**To do:**
Look through the material below, count the lines containing the word "this", and state only the count.

=== Records ===

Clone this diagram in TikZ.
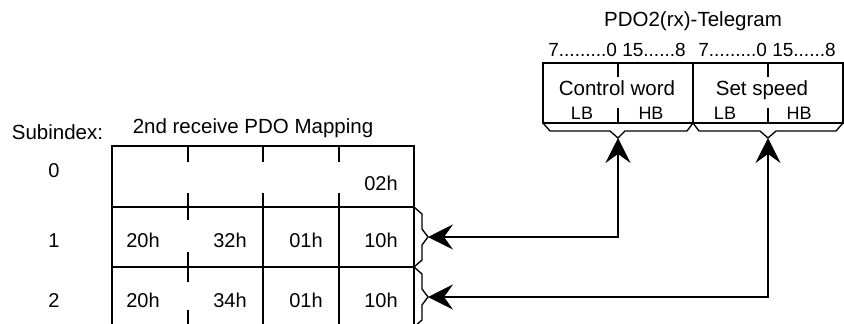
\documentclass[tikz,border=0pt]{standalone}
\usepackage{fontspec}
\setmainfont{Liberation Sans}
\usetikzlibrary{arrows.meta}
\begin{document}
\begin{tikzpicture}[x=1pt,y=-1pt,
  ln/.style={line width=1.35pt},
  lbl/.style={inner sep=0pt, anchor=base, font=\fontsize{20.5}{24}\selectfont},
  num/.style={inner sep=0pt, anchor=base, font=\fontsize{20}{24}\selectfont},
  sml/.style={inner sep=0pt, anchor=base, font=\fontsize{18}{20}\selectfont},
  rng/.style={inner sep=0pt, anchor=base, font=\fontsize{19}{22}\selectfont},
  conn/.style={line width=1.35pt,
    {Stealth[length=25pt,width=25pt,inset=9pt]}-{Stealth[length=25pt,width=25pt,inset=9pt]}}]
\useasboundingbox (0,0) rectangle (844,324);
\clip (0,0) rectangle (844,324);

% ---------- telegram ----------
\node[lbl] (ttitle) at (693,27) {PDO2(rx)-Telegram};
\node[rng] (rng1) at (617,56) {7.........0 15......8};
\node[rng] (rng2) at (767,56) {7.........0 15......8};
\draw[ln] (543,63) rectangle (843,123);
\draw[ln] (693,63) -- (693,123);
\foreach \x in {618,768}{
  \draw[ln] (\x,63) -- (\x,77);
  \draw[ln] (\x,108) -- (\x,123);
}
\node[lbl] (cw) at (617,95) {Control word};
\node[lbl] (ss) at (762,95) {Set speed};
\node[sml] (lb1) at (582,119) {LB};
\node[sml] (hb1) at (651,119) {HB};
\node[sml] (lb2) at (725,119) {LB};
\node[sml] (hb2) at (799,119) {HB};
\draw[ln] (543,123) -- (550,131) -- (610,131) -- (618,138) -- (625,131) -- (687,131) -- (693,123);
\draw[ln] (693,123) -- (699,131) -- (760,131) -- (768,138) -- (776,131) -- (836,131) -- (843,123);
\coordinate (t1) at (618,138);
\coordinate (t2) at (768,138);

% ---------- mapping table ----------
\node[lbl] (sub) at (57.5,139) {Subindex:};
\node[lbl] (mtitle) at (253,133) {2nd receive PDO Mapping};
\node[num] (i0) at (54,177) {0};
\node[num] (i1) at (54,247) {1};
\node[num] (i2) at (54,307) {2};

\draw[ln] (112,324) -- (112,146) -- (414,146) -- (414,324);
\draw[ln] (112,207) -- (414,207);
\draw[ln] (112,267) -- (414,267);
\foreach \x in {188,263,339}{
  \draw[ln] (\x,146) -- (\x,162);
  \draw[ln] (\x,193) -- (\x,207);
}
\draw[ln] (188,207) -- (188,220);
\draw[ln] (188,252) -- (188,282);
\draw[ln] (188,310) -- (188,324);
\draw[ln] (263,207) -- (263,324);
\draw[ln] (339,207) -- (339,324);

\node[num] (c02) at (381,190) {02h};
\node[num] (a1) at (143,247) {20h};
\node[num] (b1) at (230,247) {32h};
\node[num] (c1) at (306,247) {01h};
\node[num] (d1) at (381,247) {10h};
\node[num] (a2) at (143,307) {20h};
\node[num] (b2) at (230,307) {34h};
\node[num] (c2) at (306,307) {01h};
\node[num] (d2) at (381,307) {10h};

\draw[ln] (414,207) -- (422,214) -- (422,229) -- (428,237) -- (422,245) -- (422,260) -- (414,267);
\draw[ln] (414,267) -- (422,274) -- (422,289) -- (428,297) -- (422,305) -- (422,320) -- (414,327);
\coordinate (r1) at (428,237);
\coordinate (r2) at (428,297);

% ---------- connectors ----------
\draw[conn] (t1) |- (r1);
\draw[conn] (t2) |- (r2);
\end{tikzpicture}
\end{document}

===
=== Records ===

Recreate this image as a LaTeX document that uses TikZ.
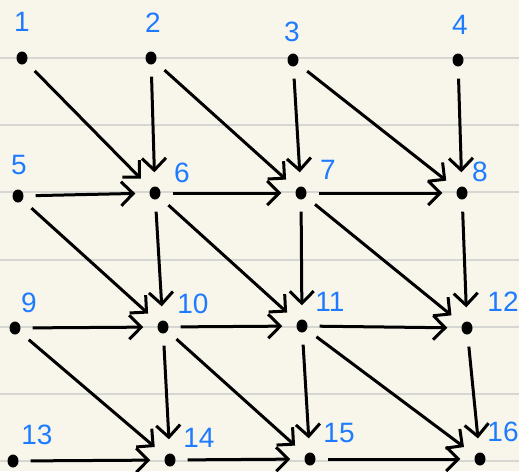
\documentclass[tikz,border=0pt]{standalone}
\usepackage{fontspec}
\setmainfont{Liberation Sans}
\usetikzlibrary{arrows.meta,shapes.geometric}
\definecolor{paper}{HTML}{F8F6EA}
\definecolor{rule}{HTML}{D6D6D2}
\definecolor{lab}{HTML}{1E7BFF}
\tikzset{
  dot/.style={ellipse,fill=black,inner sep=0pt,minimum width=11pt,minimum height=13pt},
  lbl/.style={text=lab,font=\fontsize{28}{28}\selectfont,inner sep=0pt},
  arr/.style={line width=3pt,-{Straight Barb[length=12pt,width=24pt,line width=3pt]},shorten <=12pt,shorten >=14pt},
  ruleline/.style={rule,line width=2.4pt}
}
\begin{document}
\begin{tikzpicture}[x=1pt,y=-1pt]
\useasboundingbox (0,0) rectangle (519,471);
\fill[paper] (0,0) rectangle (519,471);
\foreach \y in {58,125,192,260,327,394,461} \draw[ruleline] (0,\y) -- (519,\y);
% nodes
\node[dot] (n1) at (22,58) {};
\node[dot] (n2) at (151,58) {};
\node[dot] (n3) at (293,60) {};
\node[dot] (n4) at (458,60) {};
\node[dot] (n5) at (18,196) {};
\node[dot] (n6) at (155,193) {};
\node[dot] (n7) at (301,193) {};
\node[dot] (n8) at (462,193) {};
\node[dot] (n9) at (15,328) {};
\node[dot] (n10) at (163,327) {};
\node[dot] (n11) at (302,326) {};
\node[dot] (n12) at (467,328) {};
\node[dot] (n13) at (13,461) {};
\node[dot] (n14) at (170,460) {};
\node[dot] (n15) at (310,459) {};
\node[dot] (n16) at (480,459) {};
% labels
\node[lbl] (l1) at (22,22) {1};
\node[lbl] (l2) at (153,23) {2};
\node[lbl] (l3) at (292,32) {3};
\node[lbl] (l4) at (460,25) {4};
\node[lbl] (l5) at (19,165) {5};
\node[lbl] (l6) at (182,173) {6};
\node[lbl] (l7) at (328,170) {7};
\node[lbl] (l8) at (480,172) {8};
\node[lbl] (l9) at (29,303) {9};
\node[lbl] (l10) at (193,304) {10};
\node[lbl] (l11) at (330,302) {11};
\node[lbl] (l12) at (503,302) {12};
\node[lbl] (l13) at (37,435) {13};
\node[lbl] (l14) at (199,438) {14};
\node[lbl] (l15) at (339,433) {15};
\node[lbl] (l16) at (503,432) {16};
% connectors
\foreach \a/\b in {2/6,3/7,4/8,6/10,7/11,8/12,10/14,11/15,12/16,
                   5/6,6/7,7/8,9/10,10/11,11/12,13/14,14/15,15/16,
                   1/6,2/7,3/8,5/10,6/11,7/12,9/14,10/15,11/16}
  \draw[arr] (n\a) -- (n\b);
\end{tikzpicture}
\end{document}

===
=== Records ===

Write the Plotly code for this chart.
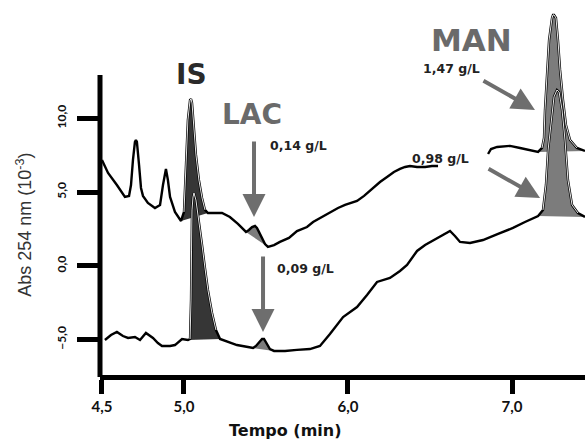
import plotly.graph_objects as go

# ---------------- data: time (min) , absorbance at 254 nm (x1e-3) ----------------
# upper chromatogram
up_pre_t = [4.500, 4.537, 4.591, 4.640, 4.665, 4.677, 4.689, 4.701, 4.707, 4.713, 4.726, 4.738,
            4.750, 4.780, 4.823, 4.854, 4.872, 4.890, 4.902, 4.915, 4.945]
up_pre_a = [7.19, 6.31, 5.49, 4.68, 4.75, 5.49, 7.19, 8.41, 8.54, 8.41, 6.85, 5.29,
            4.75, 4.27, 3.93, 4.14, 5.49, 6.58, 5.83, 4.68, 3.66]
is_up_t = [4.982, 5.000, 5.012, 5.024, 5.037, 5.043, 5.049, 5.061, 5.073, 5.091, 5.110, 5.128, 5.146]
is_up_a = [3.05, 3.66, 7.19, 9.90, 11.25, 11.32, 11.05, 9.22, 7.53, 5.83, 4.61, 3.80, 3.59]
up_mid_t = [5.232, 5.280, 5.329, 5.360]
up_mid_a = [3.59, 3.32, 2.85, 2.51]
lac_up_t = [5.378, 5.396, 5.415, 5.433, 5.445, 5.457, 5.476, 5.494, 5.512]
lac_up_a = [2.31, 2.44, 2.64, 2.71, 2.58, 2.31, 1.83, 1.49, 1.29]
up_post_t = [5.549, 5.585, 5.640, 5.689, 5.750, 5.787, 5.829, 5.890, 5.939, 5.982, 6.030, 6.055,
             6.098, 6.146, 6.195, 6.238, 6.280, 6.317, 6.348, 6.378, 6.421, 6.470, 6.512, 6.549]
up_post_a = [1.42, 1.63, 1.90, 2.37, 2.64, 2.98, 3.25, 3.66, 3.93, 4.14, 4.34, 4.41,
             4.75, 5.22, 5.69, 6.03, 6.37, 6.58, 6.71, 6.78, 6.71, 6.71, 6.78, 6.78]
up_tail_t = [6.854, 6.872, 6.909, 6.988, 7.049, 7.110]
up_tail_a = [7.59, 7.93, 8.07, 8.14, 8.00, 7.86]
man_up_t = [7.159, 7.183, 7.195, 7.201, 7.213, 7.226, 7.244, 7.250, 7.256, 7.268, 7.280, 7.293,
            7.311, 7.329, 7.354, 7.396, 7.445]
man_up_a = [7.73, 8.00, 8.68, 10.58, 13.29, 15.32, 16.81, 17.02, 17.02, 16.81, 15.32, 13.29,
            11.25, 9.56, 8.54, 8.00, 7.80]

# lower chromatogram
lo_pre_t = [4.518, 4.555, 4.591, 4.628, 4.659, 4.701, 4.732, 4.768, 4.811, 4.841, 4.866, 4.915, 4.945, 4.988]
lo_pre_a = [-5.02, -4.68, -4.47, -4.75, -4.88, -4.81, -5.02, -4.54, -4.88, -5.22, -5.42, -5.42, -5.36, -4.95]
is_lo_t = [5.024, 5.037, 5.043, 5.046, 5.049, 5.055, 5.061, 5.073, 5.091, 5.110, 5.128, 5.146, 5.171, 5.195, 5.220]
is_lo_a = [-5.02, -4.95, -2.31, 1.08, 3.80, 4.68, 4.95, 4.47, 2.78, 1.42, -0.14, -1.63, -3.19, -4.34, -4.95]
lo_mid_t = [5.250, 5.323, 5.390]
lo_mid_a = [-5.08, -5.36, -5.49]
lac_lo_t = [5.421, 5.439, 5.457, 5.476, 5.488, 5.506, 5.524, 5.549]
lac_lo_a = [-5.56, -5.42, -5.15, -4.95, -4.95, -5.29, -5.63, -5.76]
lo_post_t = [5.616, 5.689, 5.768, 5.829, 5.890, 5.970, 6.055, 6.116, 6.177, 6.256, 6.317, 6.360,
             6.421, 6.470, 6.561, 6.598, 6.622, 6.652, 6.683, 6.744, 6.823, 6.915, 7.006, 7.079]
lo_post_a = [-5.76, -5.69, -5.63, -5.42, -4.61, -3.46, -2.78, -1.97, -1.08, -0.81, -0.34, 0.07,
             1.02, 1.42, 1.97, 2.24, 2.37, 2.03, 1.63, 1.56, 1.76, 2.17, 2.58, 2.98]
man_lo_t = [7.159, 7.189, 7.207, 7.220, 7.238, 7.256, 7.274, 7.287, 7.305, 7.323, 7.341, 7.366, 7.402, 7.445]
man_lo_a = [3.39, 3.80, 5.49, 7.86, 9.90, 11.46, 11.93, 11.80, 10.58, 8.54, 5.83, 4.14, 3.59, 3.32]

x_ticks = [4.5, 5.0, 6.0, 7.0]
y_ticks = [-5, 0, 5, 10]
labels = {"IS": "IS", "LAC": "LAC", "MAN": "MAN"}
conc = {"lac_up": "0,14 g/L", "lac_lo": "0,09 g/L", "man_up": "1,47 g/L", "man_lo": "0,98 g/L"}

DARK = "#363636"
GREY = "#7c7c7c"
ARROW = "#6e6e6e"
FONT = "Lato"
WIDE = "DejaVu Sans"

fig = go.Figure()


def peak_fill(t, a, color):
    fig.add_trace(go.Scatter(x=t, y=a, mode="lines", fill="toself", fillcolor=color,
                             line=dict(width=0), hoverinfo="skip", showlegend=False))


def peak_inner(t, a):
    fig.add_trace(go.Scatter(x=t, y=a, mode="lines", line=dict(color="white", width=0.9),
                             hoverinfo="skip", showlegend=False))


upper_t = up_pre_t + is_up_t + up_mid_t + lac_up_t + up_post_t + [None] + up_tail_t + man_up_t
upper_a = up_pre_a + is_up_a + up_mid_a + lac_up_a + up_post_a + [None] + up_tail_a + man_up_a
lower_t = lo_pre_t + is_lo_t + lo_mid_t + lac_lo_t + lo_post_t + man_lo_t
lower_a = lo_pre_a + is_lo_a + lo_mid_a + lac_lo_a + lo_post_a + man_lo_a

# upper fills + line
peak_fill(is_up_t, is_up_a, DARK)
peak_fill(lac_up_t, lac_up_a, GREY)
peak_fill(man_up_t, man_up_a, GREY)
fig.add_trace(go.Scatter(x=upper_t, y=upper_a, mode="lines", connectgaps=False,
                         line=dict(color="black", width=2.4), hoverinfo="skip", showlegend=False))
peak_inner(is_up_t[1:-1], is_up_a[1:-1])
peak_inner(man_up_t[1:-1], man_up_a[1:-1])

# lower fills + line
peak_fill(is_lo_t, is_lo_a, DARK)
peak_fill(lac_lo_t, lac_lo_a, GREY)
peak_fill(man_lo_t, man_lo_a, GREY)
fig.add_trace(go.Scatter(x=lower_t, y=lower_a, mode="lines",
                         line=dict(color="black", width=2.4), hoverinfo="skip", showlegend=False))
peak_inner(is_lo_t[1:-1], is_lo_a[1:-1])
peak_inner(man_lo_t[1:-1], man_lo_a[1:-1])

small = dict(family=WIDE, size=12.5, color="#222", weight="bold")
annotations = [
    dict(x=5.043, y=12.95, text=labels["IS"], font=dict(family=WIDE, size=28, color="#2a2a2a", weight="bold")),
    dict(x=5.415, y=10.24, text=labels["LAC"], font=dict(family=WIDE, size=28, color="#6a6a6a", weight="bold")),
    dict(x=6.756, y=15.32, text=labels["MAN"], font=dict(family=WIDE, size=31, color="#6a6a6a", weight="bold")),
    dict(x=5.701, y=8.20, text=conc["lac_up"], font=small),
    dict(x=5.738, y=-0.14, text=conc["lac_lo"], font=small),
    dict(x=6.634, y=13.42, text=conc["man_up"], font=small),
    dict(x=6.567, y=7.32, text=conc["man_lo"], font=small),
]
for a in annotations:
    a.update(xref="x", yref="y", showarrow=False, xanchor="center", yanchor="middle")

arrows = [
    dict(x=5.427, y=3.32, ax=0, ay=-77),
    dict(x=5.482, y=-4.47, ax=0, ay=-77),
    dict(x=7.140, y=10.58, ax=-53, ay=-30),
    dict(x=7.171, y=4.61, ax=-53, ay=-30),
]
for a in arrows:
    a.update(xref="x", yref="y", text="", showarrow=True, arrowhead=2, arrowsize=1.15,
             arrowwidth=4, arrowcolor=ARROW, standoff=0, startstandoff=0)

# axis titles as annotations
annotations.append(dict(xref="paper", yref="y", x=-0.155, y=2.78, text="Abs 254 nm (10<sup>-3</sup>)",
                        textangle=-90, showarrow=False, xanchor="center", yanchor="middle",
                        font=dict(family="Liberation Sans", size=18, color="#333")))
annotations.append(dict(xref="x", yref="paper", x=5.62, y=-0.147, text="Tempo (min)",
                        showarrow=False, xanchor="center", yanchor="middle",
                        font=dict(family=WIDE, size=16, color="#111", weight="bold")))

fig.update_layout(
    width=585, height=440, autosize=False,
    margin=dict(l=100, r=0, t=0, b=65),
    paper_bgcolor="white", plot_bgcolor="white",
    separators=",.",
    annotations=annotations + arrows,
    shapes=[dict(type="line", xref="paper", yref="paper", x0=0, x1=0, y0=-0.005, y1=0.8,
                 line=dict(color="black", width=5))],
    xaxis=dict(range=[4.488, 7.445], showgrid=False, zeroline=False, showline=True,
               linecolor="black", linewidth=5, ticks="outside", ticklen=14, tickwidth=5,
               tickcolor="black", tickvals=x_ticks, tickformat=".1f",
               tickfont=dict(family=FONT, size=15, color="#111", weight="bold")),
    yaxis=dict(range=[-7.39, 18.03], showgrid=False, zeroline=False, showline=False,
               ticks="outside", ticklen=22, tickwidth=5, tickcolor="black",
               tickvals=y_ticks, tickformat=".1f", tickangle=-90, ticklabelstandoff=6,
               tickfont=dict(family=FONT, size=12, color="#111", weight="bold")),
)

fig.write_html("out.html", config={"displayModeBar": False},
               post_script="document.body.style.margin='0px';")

===

**Task result:**
3